__Your goal__: Write the listing below out again exactly, dropping the images.

__Information provided__:
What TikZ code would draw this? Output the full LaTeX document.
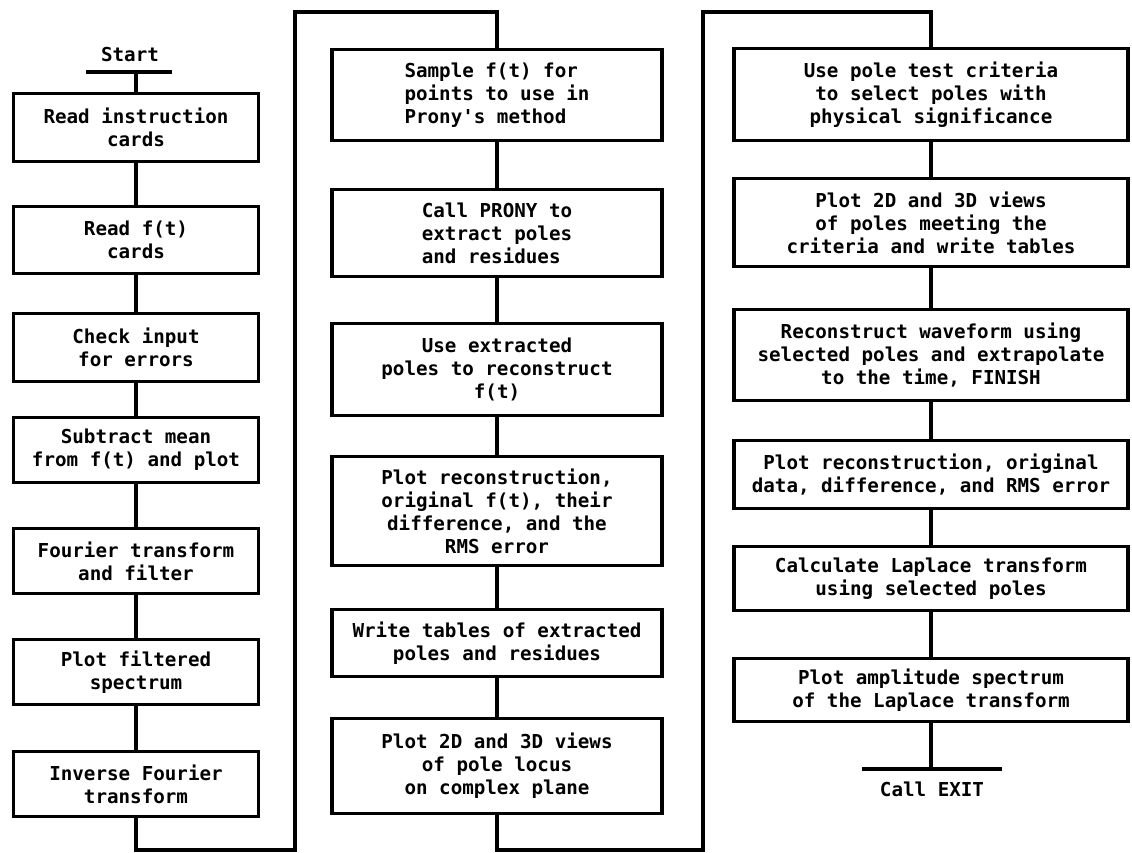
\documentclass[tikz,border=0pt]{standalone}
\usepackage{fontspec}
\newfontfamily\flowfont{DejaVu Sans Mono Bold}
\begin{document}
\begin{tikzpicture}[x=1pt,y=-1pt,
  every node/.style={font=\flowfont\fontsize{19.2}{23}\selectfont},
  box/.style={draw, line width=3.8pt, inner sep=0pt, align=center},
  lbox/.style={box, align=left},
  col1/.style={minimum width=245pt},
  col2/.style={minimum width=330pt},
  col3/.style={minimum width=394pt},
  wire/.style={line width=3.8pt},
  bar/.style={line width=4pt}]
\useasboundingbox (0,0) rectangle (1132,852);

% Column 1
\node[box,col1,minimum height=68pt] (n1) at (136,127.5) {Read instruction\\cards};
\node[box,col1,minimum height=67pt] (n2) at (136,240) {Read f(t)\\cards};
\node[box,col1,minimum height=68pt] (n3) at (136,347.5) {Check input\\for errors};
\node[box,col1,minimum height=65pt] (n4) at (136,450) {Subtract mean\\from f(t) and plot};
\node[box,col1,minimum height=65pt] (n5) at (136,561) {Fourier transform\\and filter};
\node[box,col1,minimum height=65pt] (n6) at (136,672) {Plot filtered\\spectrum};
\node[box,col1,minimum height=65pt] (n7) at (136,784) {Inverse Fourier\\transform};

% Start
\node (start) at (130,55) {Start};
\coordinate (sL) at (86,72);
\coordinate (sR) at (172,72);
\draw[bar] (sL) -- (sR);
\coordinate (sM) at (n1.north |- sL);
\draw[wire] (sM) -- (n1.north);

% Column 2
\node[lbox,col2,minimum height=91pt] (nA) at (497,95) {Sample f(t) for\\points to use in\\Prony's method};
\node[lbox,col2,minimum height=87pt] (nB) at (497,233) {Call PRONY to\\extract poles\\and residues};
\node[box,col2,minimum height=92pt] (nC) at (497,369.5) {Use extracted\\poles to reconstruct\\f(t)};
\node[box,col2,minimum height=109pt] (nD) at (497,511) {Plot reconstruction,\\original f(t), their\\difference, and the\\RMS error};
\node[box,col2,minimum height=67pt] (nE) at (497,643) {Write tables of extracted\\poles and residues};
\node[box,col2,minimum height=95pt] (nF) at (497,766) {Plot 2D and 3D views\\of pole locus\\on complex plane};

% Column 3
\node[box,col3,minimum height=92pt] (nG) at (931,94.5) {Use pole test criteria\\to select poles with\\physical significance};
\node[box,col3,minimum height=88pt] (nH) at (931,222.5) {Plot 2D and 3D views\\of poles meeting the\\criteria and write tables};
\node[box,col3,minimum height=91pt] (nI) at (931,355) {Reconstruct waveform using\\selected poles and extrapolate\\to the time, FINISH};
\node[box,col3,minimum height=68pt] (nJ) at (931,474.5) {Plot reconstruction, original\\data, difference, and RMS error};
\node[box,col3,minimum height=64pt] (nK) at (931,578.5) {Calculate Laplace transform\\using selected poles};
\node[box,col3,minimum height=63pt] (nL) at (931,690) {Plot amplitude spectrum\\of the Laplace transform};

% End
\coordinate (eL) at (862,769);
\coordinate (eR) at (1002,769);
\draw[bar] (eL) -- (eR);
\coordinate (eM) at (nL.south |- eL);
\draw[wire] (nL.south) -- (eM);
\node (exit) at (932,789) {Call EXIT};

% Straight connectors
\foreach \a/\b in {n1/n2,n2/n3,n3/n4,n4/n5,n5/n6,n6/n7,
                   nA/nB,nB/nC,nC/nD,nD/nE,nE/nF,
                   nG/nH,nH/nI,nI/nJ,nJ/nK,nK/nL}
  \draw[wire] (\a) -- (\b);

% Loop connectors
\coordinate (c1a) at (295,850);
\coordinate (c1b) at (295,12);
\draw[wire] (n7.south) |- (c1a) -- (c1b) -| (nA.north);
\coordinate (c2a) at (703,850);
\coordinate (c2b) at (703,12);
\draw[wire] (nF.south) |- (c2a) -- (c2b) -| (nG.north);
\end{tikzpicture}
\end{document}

__Answer to this problem__:
What TikZ code would draw this? Output the full LaTeX document.
\documentclass[tikz,border=0pt]{standalone}
\usepackage{fontspec}
\newfontfamily\flowfont{DejaVu Sans Mono Bold}
\begin{document}
\begin{tikzpicture}[x=1pt,y=-1pt,
  every node/.style={font=\flowfont\fontsize{19.2}{23}\selectfont},
  box/.style={draw, line width=3.8pt, inner sep=0pt, align=center},
  lbox/.style={box, align=left},
  col1/.style={minimum width=245pt},
  col2/.style={minimum width=330pt},
  col3/.style={minimum width=394pt},
  wire/.style={line width=3.8pt},
  bar/.style={line width=4pt}]
\useasboundingbox (0,0) rectangle (1132,852);

% Column 1
\node[box,col1,minimum height=68pt] (n1) at (136,127.5) {Read instruction\\cards};
\node[box,col1,minimum height=67pt] (n2) at (136,240) {Read f(t)\\cards};
\node[box,col1,minimum height=68pt] (n3) at (136,347.5) {Check input\\for errors};
\node[box,col1,minimum height=65pt] (n4) at (136,450) {Subtract mean\\from f(t) and plot};
\node[box,col1,minimum height=65pt] (n5) at (136,561) {Fourier transform\\and filter};
\node[box,col1,minimum height=65pt] (n6) at (136,672) {Plot filtered\\spectrum};
\node[box,col1,minimum height=65pt] (n7) at (136,784) {Inverse Fourier\\transform};

% Start
\node (start) at (130,55) {Start};
\coordinate (sL) at (86,72);
\coordinate (sR) at (172,72);
\draw[bar] (sL) -- (sR);
\coordinate (sM) at (n1.north |- sL);
\draw[wire] (sM) -- (n1.north);

% Column 2
\node[lbox,col2,minimum height=91pt] (nA) at (497,95) {Sample f(t) for\\points to use in\\Prony's method};
\node[lbox,col2,minimum height=87pt] (nB) at (497,233) {Call PRONY to\\extract poles\\and residues};
\node[box,col2,minimum height=92pt] (nC) at (497,369.5) {Use extracted\\poles to reconstruct\\f(t)};
\node[box,col2,minimum height=109pt] (nD) at (497,511) {Plot reconstruction,\\original f(t), their\\difference, and the\\RMS error};
\node[box,col2,minimum height=67pt] (nE) at (497,643) {Write tables of extracted\\poles and residues};
\node[box,col2,minimum height=95pt] (nF) at (497,766) {Plot 2D and 3D views\\of pole locus\\on complex plane};

% Column 3
\node[box,col3,minimum height=92pt] (nG) at (931,94.5) {Use pole test criteria\\to select poles with\\physical significance};
\node[box,col3,minimum height=88pt] (nH) at (931,222.5) {Plot 2D and 3D views\\of poles meeting the\\criteria and write tables};
\node[box,col3,minimum height=91pt] (nI) at (931,355) {Reconstruct waveform using\\selected poles and extrapolate\\to the time, FINISH};
\node[box,col3,minimum height=68pt] (nJ) at (931,474.5) {Plot reconstruction, original\\data, difference, and RMS error};
\node[box,col3,minimum height=64pt] (nK) at (931,578.5) {Calculate Laplace transform\\using selected poles};
\node[box,col3,minimum height=63pt] (nL) at (931,690) {Plot amplitude spectrum\\of the Laplace transform};

% End
\coordinate (eL) at (862,769);
\coordinate (eR) at (1002,769);
\draw[bar] (eL) -- (eR);
\coordinate (eM) at (nL.south |- eL);
\draw[wire] (nL.south) -- (eM);
\node (exit) at (932,789) {Call EXIT};

% Straight connectors
\foreach \a/\b in {n1/n2,n2/n3,n3/n4,n4/n5,n5/n6,n6/n7,
                   nA/nB,nB/nC,nC/nD,nD/nE,nE/nF,
                   nG/nH,nH/nI,nI/nJ,nJ/nK,nK/nL}
  \draw[wire] (\a) -- (\b);

% Loop connectors
\coordinate (c1a) at (295,850);
\coordinate (c1b) at (295,12);
\draw[wire] (n7.south) |- (c1a) -- (c1b) -| (nA.north);
\coordinate (c2a) at (703,850);
\coordinate (c2b) at (703,12);
\draw[wire] (nF.south) |- (c2a) -- (c2b) -| (nG.north);
\end{tikzpicture}
\end{document}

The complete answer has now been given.